Wednesday, August 17, 2016
May 9, 1903: Study of Lynchings
Today's article is found in The Morning News (Wilmington, Delaware) dated May 9, 1903:
STUDY OF LYNCHINGS
Scientific Investigation by a Yale Man—J. Elbert Cutler Gives Interesting Statistics.
J. Elbert Cutler, a post-graduate student of Yale, is the first person who has been known to make a scientific study of lynchings. He has prepared the most extensive table ever collected on the subject and has secured data relating to its causes and remedies. Mr. Cutler says that he has found that the newspaper accounts have been corroborated in nearly every case by personal investigation.

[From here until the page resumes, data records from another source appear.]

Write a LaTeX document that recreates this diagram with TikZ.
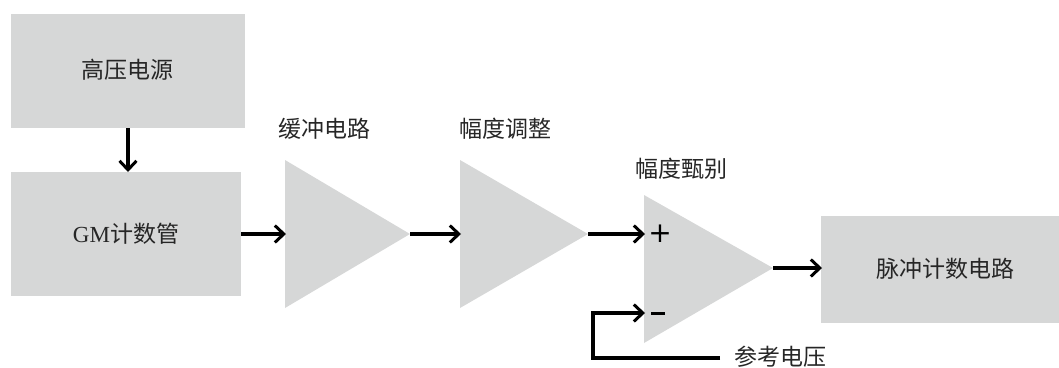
\documentclass[tikz,border=0pt]{standalone}
\usepackage{fontspec}
\setmainfont{Liberation Serif}
\newfontfamily\cjk{Noto Sans CJK SC}
\newfontfamily\symfont{DejaVu Sans}
\usetikzlibrary{arrows.meta}
\definecolor{blockgray}{HTML}{D6D7D7}
\tikzset{
  block/.style={fill=blockgray, draw=none, inner sep=0pt},
  lbl/.style={font=\fontsize{23}{26}\selectfont\cjk, inner sep=0pt, text=black!85},
  conn/.style={line width=3.2pt, -{Straight Barb[length=9pt,width=17pt,line width=3pt]}},
  sign/.style={font=\fontsize{28}{30}\selectfont\symfont, inner sep=0pt}
}
\begin{document}
\begin{tikzpicture}[x=1pt,y=-1pt]
\useasboundingbox (0,0) rectangle (1059,367);

% rectangular blocks
\path[block] (11,14) rectangle (245,128);
\node[lbl] (hv) at (127,70) {高压电源};
\coordinate (hvb) at (128,128);

\path[block] (11,172) rectangle (241,296);
\node[lbl] (gm) at (126,234) {{\fontsize{23}{26}\selectfont\rmfamily GM}计数管};
\coordinate (gmt) at (128,172);
\coordinate (gmr) at (241,234);

\path[block] (821,216) rectangle (1059,323);
\node[lbl] (cnt) at (945,269) {脉冲计数电路};
\coordinate (cntl) at (822,268);

% amplifier triangles
\path[block] (285,160) -- (410,234) -- (285,308) -- cycle;
\coordinate (b1in) at (286,234);
\coordinate (b1out) at (410,234);
\node[lbl] (b1lbl) at (324,129) {缓冲电路};

\path[block] (460,160) -- (588,234) -- (460,308) -- cycle;
\coordinate (b2in) at (461,234);
\coordinate (b2out) at (588,234);
\node[lbl] (b2lbl) at (505,129) {幅度调整};

\path[block] (644,195) -- (773,268) -- (644,343) -- cycle;
\coordinate (cmpp) at (645,234);
\coordinate (cmpm) at (645,313);
\coordinate (cmpout) at (773,268);
\node[lbl] (b3lbl) at (681,169) {幅度甄别};
\node[sign] (plus) at (660,234) {+};
\node[inner sep=0pt] (minus) at (658,313) {\rule{14pt}{3pt}};

% reference voltage input
\node[lbl] (ref) at (780,357) {参考电压};
\coordinate (refend) at (720,358);
\coordinate (corner1) at (593,358);
\coordinate (corner2) at (593,313);

% connectors
\draw[conn] (hvb) -- (gmt);
\draw[conn] (gmr) -- (b1in);
\draw[conn] (b1out) -- (b2in);
\draw[conn] (b2out) -- (cmpp);
\draw[conn] (cmpout) -- (cntl);
\draw[conn] (refend) -- (corner1) -- (corner2) -- (cmpm);
\end{tikzpicture}
\end{document}
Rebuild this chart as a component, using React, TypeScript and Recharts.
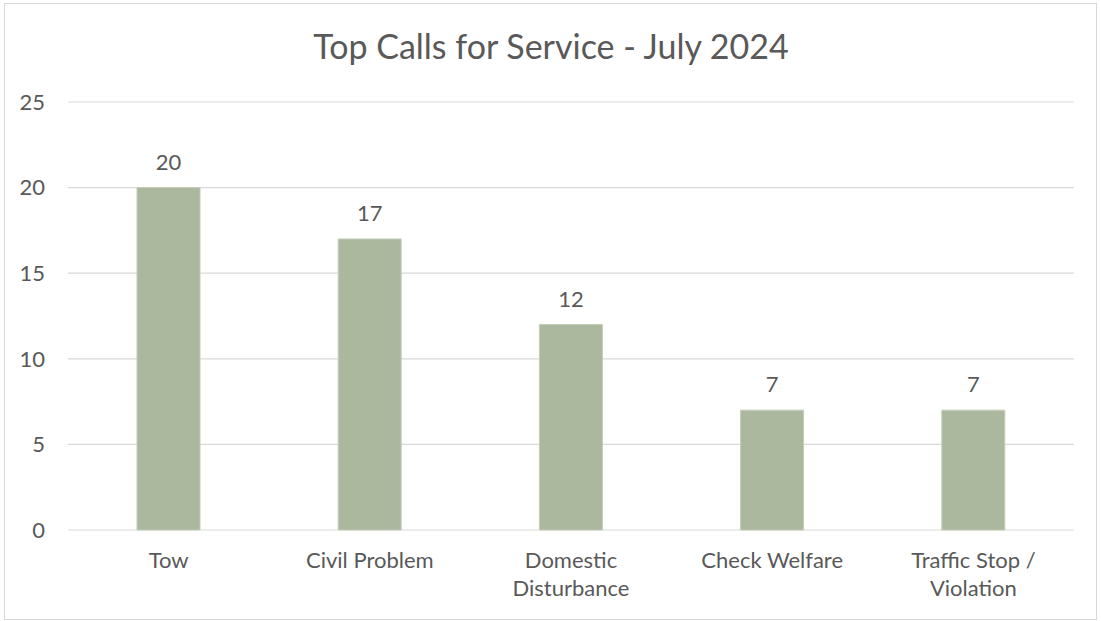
import React from "react";
import { BarChart, Bar, XAxis, YAxis, CartesianGrid, LabelList } from "recharts";

const categories = ["Tow", "Civil Problem", "Domestic Disturbance", "Check Welfare", "Traffic Stop / Violation"];
const tickLines = [["Tow"], ["Civil Problem"], ["Domestic", "Disturbance"], ["Check Welfare"], ["Traffic Stop /", "Violation"]];
const values = [20, 17, 12, 7, 7];
const yTicks = [0, 5, 10, 15, 20, 25];
const title = "Top Calls for Service - July 2024";

const data = categories.map((c, i) => ({ name: c, value: values[i], lines: tickLines[i] }));

const FONT = "Lato, 'Open Sans', sans-serif";
const TEXT = "#595959";

const XTick = (props: any) => {
  const { x, y, index } = props;
  const lines = tickLines[index] || [String(props.payload?.value)];
  return (
    <g>
      {lines.map((l: string, i: number) => (
        <text key={i} x={x} y={y + 38 + i * 28} textAnchor="middle" fill={TEXT} fontSize={22} fontFamily={FONT}>
          {l}
        </text>
      ))}
    </g>
  );
};

const ValueLabel = (props: any) => {
  const { x, y, width, value } = props;
  return (
    <text x={x + width / 2} y={y - 18} textAnchor="middle" fill={TEXT} fontSize={22} fontFamily={FONT}>
      {value}
    </text>
  );
};

export default function App() {
  return (
    <div style={{ position: "absolute", left: 0, top: 0, width: 1101, height: 621, background: "#fff" }}>
      <svg width={1101} height={621} style={{ position: "absolute", left: 0, top: 0 }}>
        <rect x={4.5} y={3.5} width={1092} height={616} fill="#fff" stroke="#D9D9D9" strokeWidth={1} />
        <text x={551} y={59} textAnchor="middle" fill={TEXT} fontSize={34} fontFamily={FONT}>
          {title}
        </text>
      </svg>
      <div style={{ position: "absolute", left: 0, top: 0 }}>
        <BarChart width={1101} height={621} data={data} margin={{ top: 102, right: 27, bottom: 31, left: 0 }}>
          <CartesianGrid vertical={false} stroke="#D9D9D9" strokeWidth={1.2} />
          <XAxis
            dataKey="name"
            height={60}
            axisLine={false}
            tickLine={false}
            tickSize={0}
            tickMargin={0}
            interval={0}
            tick={<XTick />}
          />
          <YAxis
            width={68}
            domain={[0, 25]}
            ticks={yTicks}
            axisLine={false}
            tickLine={false}
            tickSize={0}
            tickMargin={23}
            tick={{ fill: TEXT, fontSize: 22, fontFamily: FONT }}
          />
          <Bar dataKey="value" fill="#ABB89E" stroke="#C3CDB8" strokeWidth={1} barSize={63} isAnimationActive={false}>
            <LabelList dataKey="value" content={<ValueLabel />} />
          </Bar>
        </BarChart>
      </div>
    </div>
  );
}
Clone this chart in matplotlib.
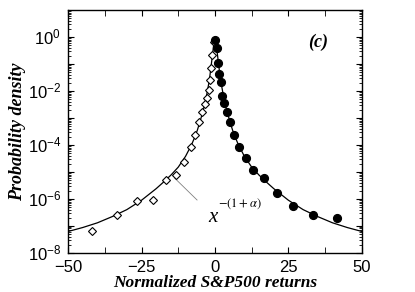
import numpy as np
import matplotlib
matplotlib.use('Agg')
import matplotlib.pyplot as plt
from matplotlib.ticker import FixedLocator, LogLocator, NullFormatter

# open diamonds (negative returns)
neg_x = [-0.5, -0.85, -1.36, -1.7, -1.94, -2.55, -3.3, -4.25, -5.34, -6.8,
         -8.23, -10.5, -13.3, -16.8, -21.2, -26.4, -33.2, -41.9]
neg_y = [0.65, 0.21, 0.071, 0.026, 0.011, 5.5e-3, 3.2e-3, 1.7e-3, 6.9e-4, 2.3e-4,
         8.5e-5, 2.4e-5, 7.8e-6, 5.2e-6, 8.8e-7, 8.7e-7, 2.6e-7, 6.7e-8]

# filled circles (positive returns)
pos_x = [0.0, 0.68, 1.12, 1.46, 1.94, 2.55, 3.23, 4.08, 5.2, 6.53,
         8.16, 10.5, 13.0, 16.7, 21.0, 26.4, 33.2, 41.7]
pos_y = [0.77, 0.39, 0.11, 0.043, 0.022, 6.5e-3, 3.6e-3, 1.6e-3, 6.8e-4, 2.3e-4,
         8.4e-5, 3.2e-5, 1.2e-5, 5.9e-6, 1.7e-6, 5.5e-7, 2.6e-7, 2.0e-7]

# fitted curve
fit_x = [-50, -45, -40, -35, -30, -25, -20, -17.5, -15, -12.5, -10, -8, -7, -6,
         -5, -4, -3, -2, -1.5, -1, -0.5, 0,
         0.5, 1, 1.5, 2, 3, 4, 5, 6, 7, 8, 10, 12.5, 15, 17.5, 20, 25, 30, 35,
         40, 45, 50]
fit_y = [6.2e-8, 8.7e-8, 1.3e-7, 2.2e-7, 4.0e-7, 8.9e-7, 2.4e-6, 4.2e-6, 7.6e-6,
         1.5e-5, 3.8e-5, 1.0e-4, 1.8e-4, 3.5e-4, 7.9e-4, 1.9e-3, 5.6e-3, 0.022,
         0.056, 0.16, 0.45, 0.83,
         0.45, 0.16, 0.056, 0.022, 5.6e-3, 1.9e-3, 7.9e-4, 3.5e-4, 1.8e-4,
         1.0e-4, 3.8e-5, 1.5e-5, 7.6e-6, 4.2e-6, 2.4e-6, 8.9e-7, 4.0e-7,
         2.2e-7, 1.3e-7, 8.7e-8, 6.2e-8]

# pointer line to the power-law label
ptr_x = [-13.8, -6.1]
ptr_y = [6.0e-6, 9.1e-7]

xticks = [-50, -25, 0, 25, 50]
xtick_labels = ['\u221250', '\u221225', '0', '25', '50']
ytick_exps = [-8, -6, -4, -2, 0]

plt.rcParams['mathtext.fontset'] = 'custom'
plt.rcParams['mathtext.rm'] = 'Liberation Sans'
plt.rcParams['mathtext.it'] = 'Liberation Sans:italic'
plt.rcParams['mathtext.bf'] = 'Liberation Sans:bold'

fig = plt.figure(figsize=(4.15, 2.92), dpi=100)
ax = fig.add_axes([0.164, 0.134, 0.708, 0.832])

ax.plot(fit_x, fit_y, color='black', lw=0.9, zorder=2)
ax.plot(ptr_x, ptr_y, color='gray', lw=0.6, zorder=1)
ax.plot(neg_x, neg_y, linestyle='none', marker='D', markersize=4.2,
        markerfacecolor='white', markeredgecolor='black', markeredgewidth=0.8, zorder=3)
ax.plot(pos_x, pos_y, linestyle='none', marker='o', markersize=5.6,
        markerfacecolor='black', markeredgecolor='black', zorder=3)

ax.set_yscale('log')
ax.set_xlim(-50, 50)
ax.set_ylim(1e-8, 10)

ax.set_xticks(xticks)
ax.set_xticklabels(xtick_labels, fontsize=12, family='Liberation Sans')
ax.xaxis.set_minor_locator(FixedLocator([-37.5, -12.5, 12.5, 37.5]))

ax.yaxis.set_major_locator(FixedLocator([10.0 ** e for e in range(-8, 1)]))
ax.set_yticklabels(['$10^{%d}$' % e if e in ytick_exps else '' for e in range(-8, 1)],
                   fontsize=12)
ax.yaxis.set_minor_locator(LogLocator(base=10, subs=np.arange(2, 10), numticks=20))
ax.yaxis.set_minor_formatter(NullFormatter())

ax.tick_params(which='both', direction='in', top=True, right=True)
ax.tick_params(which='major', length=4, width=0.8)
ax.tick_params(which='minor', length=2, width=0.6)
ax.tick_params(axis='x', which='minor', length=4)
ax.tick_params(axis='x', which='major', pad=5)
ax.tick_params(axis='y', which='major', pad=5)
for s in ax.spines.values():
    s.set_linewidth(1.0)

ax.set_xlabel('Normalized S&P500 returns', family='Liberation Serif',
              fontweight='bold', style='italic', fontsize=12.5, labelpad=0)
ax.set_ylabel('Probability density', family='Liberation Serif',
              fontweight='bold', style='italic', fontsize=13, labelpad=1)

ax.text(35, 10 ** -0.2, '(c)', family='Liberation Serif', fontweight='bold',
        style='italic', fontsize=13, ha='center', va='center')
ax.text(-2.4, 10 ** -6.85, 'x', family='Liberation Serif', style='italic',
        fontsize=15, ha='left', va='baseline')
ax.text(0.9, 10 ** -6.3, r'$-(1+\alpha)$', math_fontfamily='stix',
        fontsize=9, ha='left', va='baseline')

plt.savefig('out.png', dpi=100)
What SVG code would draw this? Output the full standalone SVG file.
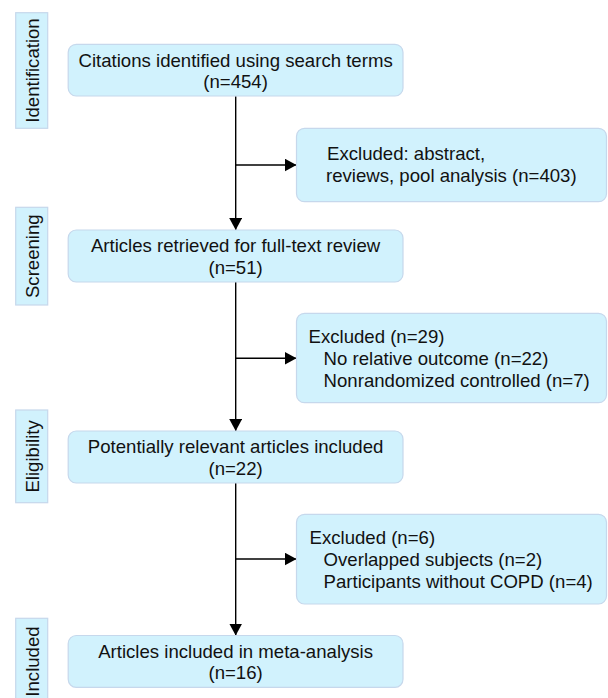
<svg xmlns="http://www.w3.org/2000/svg" width="608" height="698" viewBox="0 0 608 698">
<defs>
<style>
.box{fill:#D1F2FD;stroke:#C6D8EC;stroke-width:1.2}
.lbl{fill:#D1F2FD;stroke:#C6D8EC;stroke-width:1.2}
text{font-family:"Liberation Sans",Arial,sans-serif;font-size:18.6px;fill:#111}
.c{text-anchor:middle}
.conn{fill:none;stroke:#000;stroke-width:1.4}
</style>
<marker id="ah" markerUnits="userSpaceOnUse" markerWidth="12" markerHeight="13" refX="12" refY="6.5" orient="auto">
<path d="M0,0 L12,6.5 L0,13 Z" fill="#000"/>
</marker>
</defs>
<rect width="608" height="698" fill="#fff"/>

<g id="label-identification">
<rect class="lbl" x="15.7" y="12.7" width="32" height="115.6"/>
<text class="c" transform="translate(39,70.5) rotate(-90)">Identification</text>
</g>
<g id="label-screening">
<rect class="lbl" x="15.7" y="207.3" width="32" height="97.7"/>
<text class="c" transform="translate(39,256.2) rotate(-90)">Screening</text>
</g>
<g id="label-eligibility">
<rect class="lbl" x="15.7" y="410" width="32" height="92.7"/>
<text class="c" transform="translate(39,456.4) rotate(-90)">Eligibility</text>
</g>
<g id="label-included">
<rect class="lbl" x="15.7" y="618.3" width="32" height="86"/>
<text class="c" transform="translate(39,661.5) rotate(-90)">Included</text>
</g>

<g id="connectors">
<path class="conn" d="M235.7,96.2 V230" marker-end="url(#ah)"/>
<path class="conn" d="M235.7,165 H296.5" marker-end="url(#ah)"/>
<path class="conn" d="M235.7,282 V431" marker-end="url(#ah)"/>
<path class="conn" d="M235.7,358.3 H296.5" marker-end="url(#ah)"/>
<path class="conn" d="M235.7,483 V635.5" marker-end="url(#ah)"/>
<path class="conn" d="M235.7,559 H296.5" marker-end="url(#ah)"/>
</g>

<g id="box-identified">
<rect class="box" x="68.2" y="44.3" width="334.8" height="51.7" rx="8"/>
<text class="c" x="235.6" y="66.7">Citations identified using search terms</text>
<text class="c" x="235.6" y="88.3">(n=454)</text>
</g>
<g id="box-excluded-1">
<rect class="box" x="296.5" y="128.3" width="310" height="73.4" rx="8"/>
<text x="327" y="160">Excluded: abstract,</text>
<text x="326" y="182">reviews, pool analysis (n=403)</text>
</g>
<g id="box-retrieved">
<rect class="box" x="68.2" y="230" width="334.8" height="52" rx="8"/>
<text class="c" x="235.6" y="252">Articles retrieved for full-text review</text>
<text class="c" x="235.6" y="274">(n=51)</text>
</g>
<g id="box-excluded-2">
<rect class="box" x="296.5" y="313.3" width="310" height="89.4" rx="8"/>
<text x="308.5" y="343.3">Excluded (n=29)</text>
<text x="323.6" y="365.3">No relative outcome (n=22)</text>
<text x="323.6" y="387.3">Nonrandomized controlled (n=7)</text>
</g>
<g id="box-relevant">
<rect class="box" x="68.2" y="431" width="334.8" height="52" rx="8"/>
<text class="c" x="235.6" y="453">Potentially relevant articles included</text>
<text class="c" x="235.6" y="475">(n=22)</text>
</g>
<g id="box-excluded-3">
<rect class="box" x="296.5" y="514.3" width="310" height="89.7" rx="8"/>
<text x="309.5" y="543.7">Excluded (n=6)</text>
<text x="323.6" y="566">Overlapped subjects (n=2)</text>
<text x="323.6" y="588.3">Participants without COPD (n=4)</text>
</g>
<g id="box-included">
<rect class="box" x="68.2" y="635.5" width="334.8" height="51.8" rx="8"/>
<text class="c" x="235.6" y="657.5">Articles included in meta-analysis</text>
<text class="c" x="235.6" y="679.3">(n=16)</text>
</g>
</svg>
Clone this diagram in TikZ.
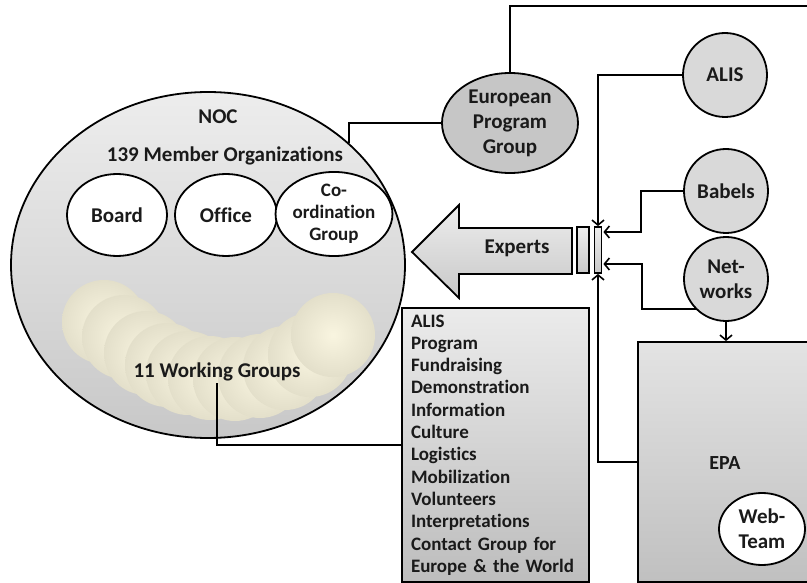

"There is no motive for secrecy in lynching as there is in murder and suicide," says Mr. Cutler in the New Haven Register, "and the facts are open. A table of persons lynched in the United States the past twenty-one years gives a total of 3,233 up to January 1, 1903. Of this period the years 1884 and 1892 were the largest for lynchings. In the former year the Vigilantes in Colorado and Montana were responsible for the larger number. The victims were largely white men and they were largely lynched for depredations on property. In 1892 the lynchings were in the South, the victims were largely negroes and they were lynched for crimes against the person and through race prejudice and other race causes.
"There is a relation between legal executions and lynchings. If there are many legal executions there are in general fewer lynchings. The speedy working of the law seems to create respect for it and to decrease lynchings.
"The decrease in lynchings since 1892 has been steady, each successive year showing a smaller number. This fact has given rise to the hope that lynchings may soon disappear from the country, except in isolated cases.
"In the South the fewest lynchings take place in January, February, August and November months when the colored people are most largely engaged in some diversions or work. In August the month when the number of lynchings is fewest, the negroes are all at compmeetings [sic]. In December on the other hand, the negroes feel allowed to take the greatest liberties of the year because of the Christmas season.
"In the West the number of lynchings shows practically no variation for the different months of the year.
"There have been fewer lynchings for murder in the summer than in the winter months and more persons have been lynched for rape in the summer than in the winter months. The number lynched for acts of the desperado is greatest in December, and in October the greatest number of lynchings for theft have taken place. This shows a general conformity to the law of crime, that more offenses against the person are committed in the summer and more against property are committed in the winter.
"In the twenty-one years 1,872 negroes have been lynched, an average of 89½ a year. In that period 1,256 whites have been lynched, an average of 59 a year. There have been 61 women lynched in that priod [sic], 36 colored and 23 whites, nine of them for murder. Of the 615 white men who were lynched in the twenty-one years, 106 were for rape. In the South, 1,091 negroes were lynched and 593 whites. Statistics connot [sic] be made to show more than 35 per cent negroes lynched for rape.
"In the West 623 were lynched in the twenty-one years, about 43 per cent for murder.
Passing from statistics to general reflections on the subject of lynching, Mr. Cutler says:
"The American people are no less law-abiding than those of other countries, but they have a different attitude toward the law. In the older countries the law is regarded as a sacred authority from a superior source. Here the law lacks long practice and the growth of tradition. In a democracy the people are a law unto themselves. In a monarchy the people who enforce the law are in no way responsible to the people upon whom they enforce it. Lynching has been generally resorted to in order to terrorize the lawless instead of to wreak vengeance. The plea of the lynchers is, 'let a past crime be met with a present crime to prevent a future crime.'
"The discussion of lynching which sprang up after 1892, and the formation of anti-lynching societies has led to the gradual decline of the practice. The educational agencies in the South can do more than any other single force to check lynching.
"The laws proposed for the suppression of lynching far outnumber those enacted and those which have been enacted have generally failed of their purpose. The United States have spent half a million dollars for indemnity of foreign subjects who have been lynched within its borders."
Thank you for joining me and as always, I hope I leave you with something to ponder.